The Budapest-based International Investment Bank (IIB), which has almost 50% Russian and 25.27% Hungarian ownership, has used up nearly all of its liquidity reserves after being hit by EU sanctions.
The development bank has been previously described as “Putin’s Trojan Horse” by the Hungarian opposition and has raised concerns domestically and internationally, especially in the United States.

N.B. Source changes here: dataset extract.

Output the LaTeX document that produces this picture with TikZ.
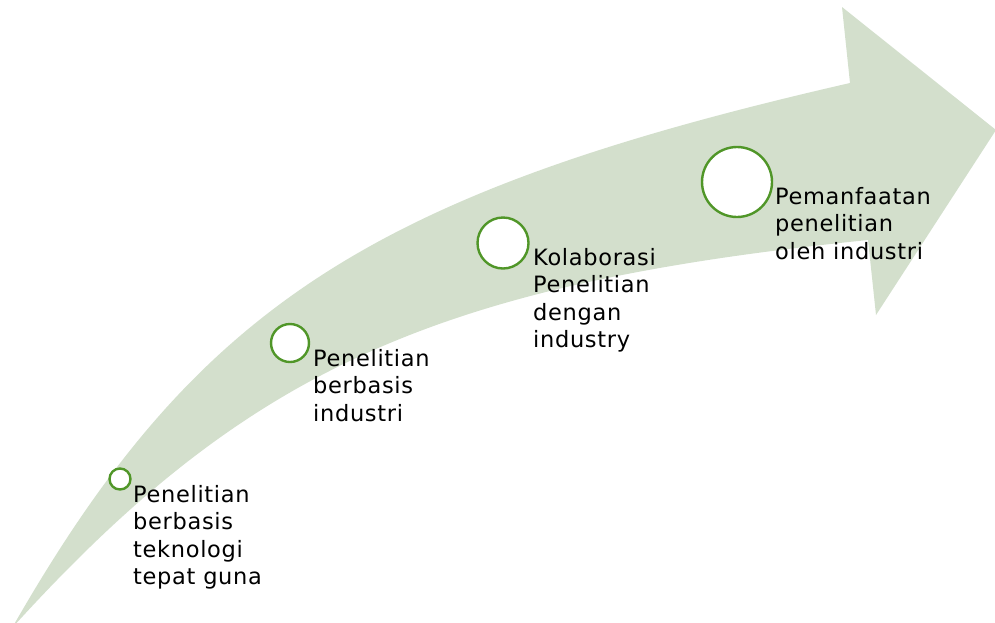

The bank is also “widely seen as an arm of the Russian secret service,” according to nine US senators in 2019.
Without its funds, frozen under sanctions imposed in the wake of the Russian-Ukrainian war, “the bank is at risk of insolvency or will be forced to restructure its bonds as early as May 2023,” EURACTIV’s partner Telex reports.
“I don’t know if it is possible to save the bank,” which is “in an extremely difficult situation,” Gergely Gulyás, Minister of the Prime Minister’s Office, said during a press conference on February 25.
A senior bank executive sent a letter to the management in mid-December declaring that the Belgian financial firm Euroclear blocked IIB’s funds after the EU sanctions packages and predicted “such a severe shortfall for the first quarter of this year that even the sale of the loan portfolio would not be enough to make up for it.”
In October 2022, the Belgian Finance Ministry blocked the release of funds, arguing that several members of the bank’s board of directors ‘have links with the Russian government, which has a controlling influence on IIB’.
A letter retrieved during a cyber-attack on the bank on 17 February revealed that Hungarian Minister of Economic Development Márton Nagy lobbied the Belgian Minister of Finance to unblock IBB’s funds, with no success.
Neither Márton Nagy nor the Belgian Finance Ministry commented on the letter by the time of publication. Another document made public by the cyber-attack envisages the inclusion of Serbia and an increase in the Hungarian stake.
The bank’s financial hardship is of concern for the Hungarian government, which, after Bulgaria withdrew from it in February, is now the only EU member state owner, next to Russia, Cuba, Mongolia, and Vietnam.